_To do_
Write every line out verbatim and omit the pictures.
-.-.-
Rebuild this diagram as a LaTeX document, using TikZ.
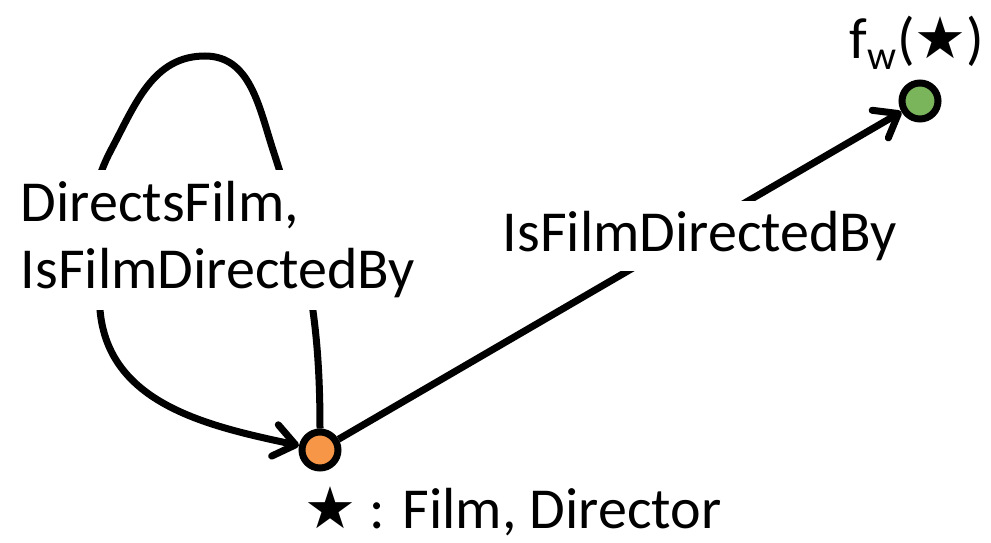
\documentclass[tikz,border=0pt]{standalone}
\usepackage{fontspec}
\setmainfont{Carlito}
\newfontfamily\symfont{DejaVu Sans}
\usetikzlibrary{arrows.meta}
\definecolor{vorange}{HTML}{F79646}
\definecolor{vgreen}{HTML}{7AB55C}
\begin{document}
\begin{tikzpicture}[x=1pt,y=-1pt,
  edge/.style={line width=7pt, -{Straight Barb[length=21pt,width=32pt,round]}},
  vert/.style={circle, draw, line width=7pt, minimum size=36pt, inner sep=0pt},
  lbl/.style={font=\fontsize{58}{67}\selectfont, inner sep=0pt},
  cover/.style={lbl, fill=white, inner xsep=6pt, inner ysep=12pt},
]
\useasboundingbox (0,0) rectangle (991,543);
\node[vert, fill=vorange] (o) at (320,450) {};
\node[vert, fill=vgreen] (g) at (920,101) {};
\coordinate (r1) at (273,150);
\coordinate (top) at (205,56);
\coordinate (l1) at (111,150);
\coordinate (l2) at (100,310);
\draw[edge] (o) to[out=90,in=-72] (r1) to[out=108,in=0] (top)
  to[out=180,in=62] (l1) to[out=-118,in=95] (l2) to[out=-85,in=168] (o);
\draw[edge] (o) -- (g);
\node[cover, align=left] (loopl) at (218,240) {DirectsFilm,\\IsFilmDirectedBy};
\node[cover, inner sep=10pt] (el) at (700,236) {IsFilmDirectedBy};
\node[lbl] (ol) at (513,511) {{\symfont ★} : Film, Director};
\node[lbl] (gl) at (917,43) {f\textsubscript{w}({\symfont ★})};
\end{tikzpicture}
\end{document}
-.-.-
_The answer_
Rebuild this diagram as a LaTeX document, using TikZ.
\documentclass[tikz,border=0pt]{standalone}
\usepackage{fontspec}
\setmainfont{Carlito}
\newfontfamily\symfont{DejaVu Sans}
\usetikzlibrary{arrows.meta}
\definecolor{vorange}{HTML}{F79646}
\definecolor{vgreen}{HTML}{7AB55C}
\begin{document}
\begin{tikzpicture}[x=1pt,y=-1pt,
  edge/.style={line width=7pt, -{Straight Barb[length=21pt,width=32pt,round]}},
  vert/.style={circle, draw, line width=7pt, minimum size=36pt, inner sep=0pt},
  lbl/.style={font=\fontsize{58}{67}\selectfont, inner sep=0pt},
  cover/.style={lbl, fill=white, inner xsep=6pt, inner ysep=12pt},
]
\useasboundingbox (0,0) rectangle (991,543);
\node[vert, fill=vorange] (o) at (320,450) {};
\node[vert, fill=vgreen] (g) at (920,101) {};
\coordinate (r1) at (273,150);
\coordinate (top) at (205,56);
\coordinate (l1) at (111,150);
\coordinate (l2) at (100,310);
\draw[edge] (o) to[out=90,in=-72] (r1) to[out=108,in=0] (top)
  to[out=180,in=62] (l1) to[out=-118,in=95] (l2) to[out=-85,in=168] (o);
\draw[edge] (o) -- (g);
\node[cover, align=left] (loopl) at (218,240) {DirectsFilm,\\IsFilmDirectedBy};
\node[cover, inner sep=10pt] (el) at (700,236) {IsFilmDirectedBy};
\node[lbl] (ol) at (513,511) {{\symfont ★} : Film, Director};
\node[lbl] (gl) at (917,43) {f\textsubscript{w}({\symfont ★})};
\end{tikzpicture}
\end{document}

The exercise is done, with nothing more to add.